:: OBJECTIVE ::
Give back, exactly as written, the lines from the beginning of the listing through the one that contains "ax = fig.add_axes([22".

SUPPLIED MATERIAL start

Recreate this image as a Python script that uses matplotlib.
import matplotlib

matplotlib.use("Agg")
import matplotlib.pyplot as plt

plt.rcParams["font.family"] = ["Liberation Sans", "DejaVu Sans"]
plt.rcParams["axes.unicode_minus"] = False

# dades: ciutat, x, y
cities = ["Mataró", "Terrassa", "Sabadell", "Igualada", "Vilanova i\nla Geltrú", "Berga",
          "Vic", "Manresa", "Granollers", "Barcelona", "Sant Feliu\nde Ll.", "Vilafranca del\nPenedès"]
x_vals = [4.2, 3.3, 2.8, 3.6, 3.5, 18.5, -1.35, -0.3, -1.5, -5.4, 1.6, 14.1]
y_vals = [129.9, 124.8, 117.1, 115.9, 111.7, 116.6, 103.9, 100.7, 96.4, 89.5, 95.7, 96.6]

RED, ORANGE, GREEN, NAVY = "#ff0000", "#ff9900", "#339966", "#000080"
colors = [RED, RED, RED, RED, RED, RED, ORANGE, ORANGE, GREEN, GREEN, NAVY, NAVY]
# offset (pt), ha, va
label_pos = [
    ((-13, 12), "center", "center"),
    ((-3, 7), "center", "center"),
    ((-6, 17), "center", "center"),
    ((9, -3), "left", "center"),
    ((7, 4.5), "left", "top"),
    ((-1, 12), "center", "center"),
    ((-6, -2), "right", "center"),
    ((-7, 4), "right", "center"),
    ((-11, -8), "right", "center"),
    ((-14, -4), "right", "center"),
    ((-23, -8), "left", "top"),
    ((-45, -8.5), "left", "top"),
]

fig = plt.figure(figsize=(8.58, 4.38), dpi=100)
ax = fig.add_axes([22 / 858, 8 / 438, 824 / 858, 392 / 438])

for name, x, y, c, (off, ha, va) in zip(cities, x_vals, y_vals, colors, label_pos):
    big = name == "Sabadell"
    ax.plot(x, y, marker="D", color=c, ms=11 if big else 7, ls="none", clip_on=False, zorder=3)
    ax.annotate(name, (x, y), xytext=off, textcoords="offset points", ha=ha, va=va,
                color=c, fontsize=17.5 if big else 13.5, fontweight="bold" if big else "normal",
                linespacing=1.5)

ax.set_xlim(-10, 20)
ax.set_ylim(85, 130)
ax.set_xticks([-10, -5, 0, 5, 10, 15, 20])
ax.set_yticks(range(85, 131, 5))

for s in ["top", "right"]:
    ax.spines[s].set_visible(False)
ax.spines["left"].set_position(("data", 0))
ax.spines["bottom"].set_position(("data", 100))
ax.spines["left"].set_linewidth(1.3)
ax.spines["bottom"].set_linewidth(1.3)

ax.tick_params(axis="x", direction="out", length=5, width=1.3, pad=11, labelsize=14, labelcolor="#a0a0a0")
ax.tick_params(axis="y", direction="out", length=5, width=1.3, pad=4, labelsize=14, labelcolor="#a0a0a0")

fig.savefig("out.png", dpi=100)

SUPPLIED MATERIAL end

:: RESULT FOR THIS TASK ::
Recreate this image as a Python script that uses matplotlib.
import matplotlib

matplotlib.use("Agg")
import matplotlib.pyplot as plt

plt.rcParams["font.family"] = ["Liberation Sans", "DejaVu Sans"]
plt.rcParams["axes.unicode_minus"] = False

# dades: ciutat, x, y
cities = ["Mataró", "Terrassa", "Sabadell", "Igualada", "Vilanova i\nla Geltrú", "Berga",
          "Vic", "Manresa", "Granollers", "Barcelona", "Sant Feliu\nde Ll.", "Vilafranca del\nPenedès"]
x_vals = [4.2, 3.3, 2.8, 3.6, 3.5, 18.5, -1.35, -0.3, -1.5, -5.4, 1.6, 14.1]
y_vals = [129.9, 124.8, 117.1, 115.9, 111.7, 116.6, 103.9, 100.7, 96.4, 89.5, 95.7, 96.6]

RED, ORANGE, GREEN, NAVY = "#ff0000", "#ff9900", "#339966", "#000080"
colors = [RED, RED, RED, RED, RED, RED, ORANGE, ORANGE, GREEN, GREEN, NAVY, NAVY]
# offset (pt), ha, va
label_pos = [
    ((-13, 12), "center", "center"),
    ((-3, 7), "center", "center"),
    ((-6, 17), "center", "center"),
    ((9, -3), "left", "center"),
    ((7, 4.5), "left", "top"),
    ((-1, 12), "center", "center"),
    ((-6, -2), "right", "center"),
    ((-7, 4), "right", "center"),
    ((-11, -8), "right", "center"),
    ((-14, -4), "right", "center"),
    ((-23, -8), "left", "top"),
    ((-45, -8.5), "left", "top"),
]

fig = plt.figure(figsize=(8.58, 4.38), dpi=100)
ax = fig.add_axes([22 / 858, 8 / 438, 824 / 858, 392 / 438])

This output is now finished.